[SET PROBLEM]
Leaving out all pictures, reproduce the entries below exactly, from the first line through the line that contains "const axisMin = 0, axisMax".

-- BEGIN DATA SUPPLIED --

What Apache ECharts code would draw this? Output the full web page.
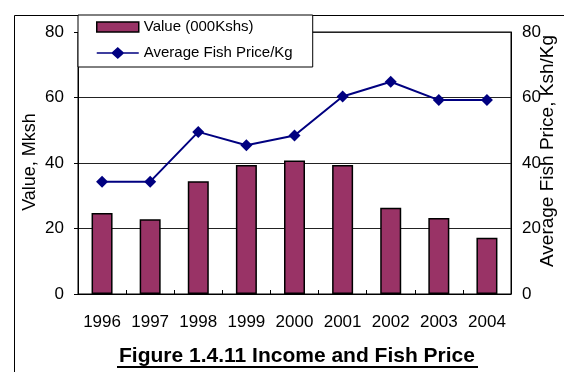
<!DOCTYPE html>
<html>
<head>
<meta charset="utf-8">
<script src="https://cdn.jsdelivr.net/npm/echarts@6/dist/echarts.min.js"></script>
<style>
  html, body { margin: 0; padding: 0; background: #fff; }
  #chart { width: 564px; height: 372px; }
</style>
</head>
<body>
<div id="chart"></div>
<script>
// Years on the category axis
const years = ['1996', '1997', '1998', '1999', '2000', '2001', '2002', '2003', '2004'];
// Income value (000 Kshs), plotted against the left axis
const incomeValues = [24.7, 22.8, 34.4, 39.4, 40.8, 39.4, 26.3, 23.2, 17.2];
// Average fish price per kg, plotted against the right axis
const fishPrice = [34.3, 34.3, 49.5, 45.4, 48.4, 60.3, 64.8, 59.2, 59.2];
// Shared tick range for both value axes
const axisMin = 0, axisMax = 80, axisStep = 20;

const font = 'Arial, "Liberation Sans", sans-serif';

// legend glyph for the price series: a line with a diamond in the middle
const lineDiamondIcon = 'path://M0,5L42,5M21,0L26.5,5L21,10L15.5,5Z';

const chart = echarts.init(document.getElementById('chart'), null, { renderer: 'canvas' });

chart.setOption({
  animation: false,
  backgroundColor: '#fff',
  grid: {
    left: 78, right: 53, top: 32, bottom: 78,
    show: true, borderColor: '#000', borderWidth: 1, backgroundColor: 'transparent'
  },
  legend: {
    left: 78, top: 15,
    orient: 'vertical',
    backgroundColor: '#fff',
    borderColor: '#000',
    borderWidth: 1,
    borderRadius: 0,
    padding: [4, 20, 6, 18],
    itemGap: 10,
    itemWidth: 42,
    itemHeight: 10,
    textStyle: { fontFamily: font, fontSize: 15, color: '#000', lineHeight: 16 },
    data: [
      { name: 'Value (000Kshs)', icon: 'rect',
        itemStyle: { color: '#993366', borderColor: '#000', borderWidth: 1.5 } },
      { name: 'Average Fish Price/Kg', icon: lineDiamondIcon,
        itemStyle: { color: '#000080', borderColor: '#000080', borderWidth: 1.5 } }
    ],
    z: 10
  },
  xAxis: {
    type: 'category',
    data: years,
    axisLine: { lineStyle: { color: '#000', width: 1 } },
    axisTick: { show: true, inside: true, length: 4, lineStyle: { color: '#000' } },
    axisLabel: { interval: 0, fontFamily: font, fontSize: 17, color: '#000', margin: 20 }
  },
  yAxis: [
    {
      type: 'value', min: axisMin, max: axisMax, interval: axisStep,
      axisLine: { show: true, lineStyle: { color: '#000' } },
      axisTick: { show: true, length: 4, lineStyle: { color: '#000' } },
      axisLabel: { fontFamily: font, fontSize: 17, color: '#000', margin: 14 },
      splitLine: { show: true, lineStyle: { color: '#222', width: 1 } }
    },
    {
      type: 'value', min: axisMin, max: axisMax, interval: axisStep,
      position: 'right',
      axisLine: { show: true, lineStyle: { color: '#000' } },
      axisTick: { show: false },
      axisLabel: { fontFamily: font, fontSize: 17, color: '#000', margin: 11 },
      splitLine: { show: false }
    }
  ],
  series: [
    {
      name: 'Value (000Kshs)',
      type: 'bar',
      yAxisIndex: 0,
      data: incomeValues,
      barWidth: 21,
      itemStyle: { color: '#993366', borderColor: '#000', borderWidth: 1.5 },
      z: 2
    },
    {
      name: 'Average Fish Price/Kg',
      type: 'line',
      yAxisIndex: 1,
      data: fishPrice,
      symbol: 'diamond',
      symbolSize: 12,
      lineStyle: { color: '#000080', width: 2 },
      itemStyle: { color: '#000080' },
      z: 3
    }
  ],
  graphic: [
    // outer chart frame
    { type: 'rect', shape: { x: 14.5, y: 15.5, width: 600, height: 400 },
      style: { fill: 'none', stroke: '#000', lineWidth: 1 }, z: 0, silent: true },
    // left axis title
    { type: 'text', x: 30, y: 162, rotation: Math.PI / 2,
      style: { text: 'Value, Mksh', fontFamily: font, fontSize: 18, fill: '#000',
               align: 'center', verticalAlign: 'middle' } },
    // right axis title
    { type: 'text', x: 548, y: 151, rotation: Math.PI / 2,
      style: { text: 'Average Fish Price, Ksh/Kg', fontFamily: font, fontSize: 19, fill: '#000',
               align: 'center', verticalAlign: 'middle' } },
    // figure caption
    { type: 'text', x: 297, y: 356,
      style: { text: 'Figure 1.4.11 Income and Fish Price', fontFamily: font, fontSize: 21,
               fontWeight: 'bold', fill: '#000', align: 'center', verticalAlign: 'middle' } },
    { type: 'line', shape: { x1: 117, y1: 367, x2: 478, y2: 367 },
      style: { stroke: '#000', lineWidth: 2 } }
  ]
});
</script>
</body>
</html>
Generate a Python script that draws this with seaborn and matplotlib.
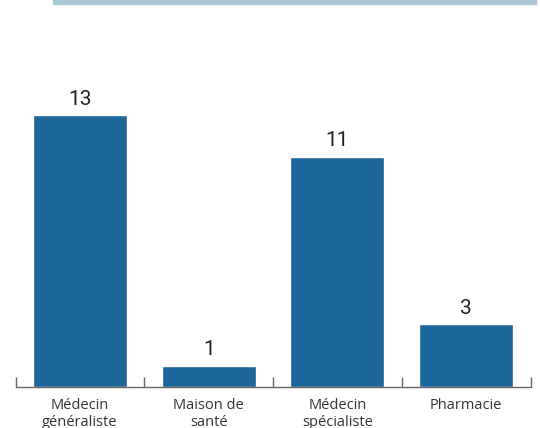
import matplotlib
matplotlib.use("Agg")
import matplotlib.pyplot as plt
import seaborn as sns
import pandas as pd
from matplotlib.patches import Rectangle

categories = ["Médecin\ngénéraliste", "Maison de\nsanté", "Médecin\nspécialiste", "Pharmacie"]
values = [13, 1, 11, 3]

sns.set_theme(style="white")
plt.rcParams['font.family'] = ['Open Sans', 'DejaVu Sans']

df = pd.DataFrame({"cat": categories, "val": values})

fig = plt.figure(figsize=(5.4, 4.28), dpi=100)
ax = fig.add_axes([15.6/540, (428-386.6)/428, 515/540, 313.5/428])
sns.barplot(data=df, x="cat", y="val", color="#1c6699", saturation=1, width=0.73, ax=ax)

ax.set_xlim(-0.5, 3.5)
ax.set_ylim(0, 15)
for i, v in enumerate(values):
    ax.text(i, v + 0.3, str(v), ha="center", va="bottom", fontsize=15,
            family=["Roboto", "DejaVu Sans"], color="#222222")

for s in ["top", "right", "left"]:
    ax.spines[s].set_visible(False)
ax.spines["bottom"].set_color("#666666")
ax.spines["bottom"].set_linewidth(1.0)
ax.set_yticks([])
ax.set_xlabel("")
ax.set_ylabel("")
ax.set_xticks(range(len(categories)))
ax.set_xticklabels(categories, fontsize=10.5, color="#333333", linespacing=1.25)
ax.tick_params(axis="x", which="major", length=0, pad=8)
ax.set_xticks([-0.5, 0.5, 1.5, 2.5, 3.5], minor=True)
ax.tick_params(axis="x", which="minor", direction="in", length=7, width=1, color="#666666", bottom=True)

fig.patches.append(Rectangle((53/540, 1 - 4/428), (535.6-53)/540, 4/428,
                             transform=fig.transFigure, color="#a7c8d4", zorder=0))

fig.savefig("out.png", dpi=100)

-- END DATA SUPPLIED --

[EXPECTED ANSWER]
What Apache ECharts code would draw this? Output the full web page.
<!DOCTYPE html>
<html>
<head>
<meta charset="utf-8">
<script src="https://cdn.jsdelivr.net/npm/echarts@6/dist/echarts.min.js"></script>
<style>
  html, body { margin: 0; padding: 0; background: #fff; }
  #chart { width: 564px; height: 372px; }
</style>
</head>
<body>
<div id="chart"></div>
<script>
// Years on the category axis
const years = ['1996', '1997', '1998', '1999', '2000', '2001', '2002', '2003', '2004'];
// Income value (000 Kshs), plotted against the left axis
const incomeValues = [24.7, 22.8, 34.4, 39.4, 40.8, 39.4, 26.3, 23.2, 17.2];
// Average fish price per kg, plotted against the right axis
const fishPrice = [34.3, 34.3, 49.5, 45.4, 48.4, 60.3, 64.8, 59.2, 59.2];
// Shared tick range for both value axes
const axisMin = 0, axisMax = 80, axisStep = 20;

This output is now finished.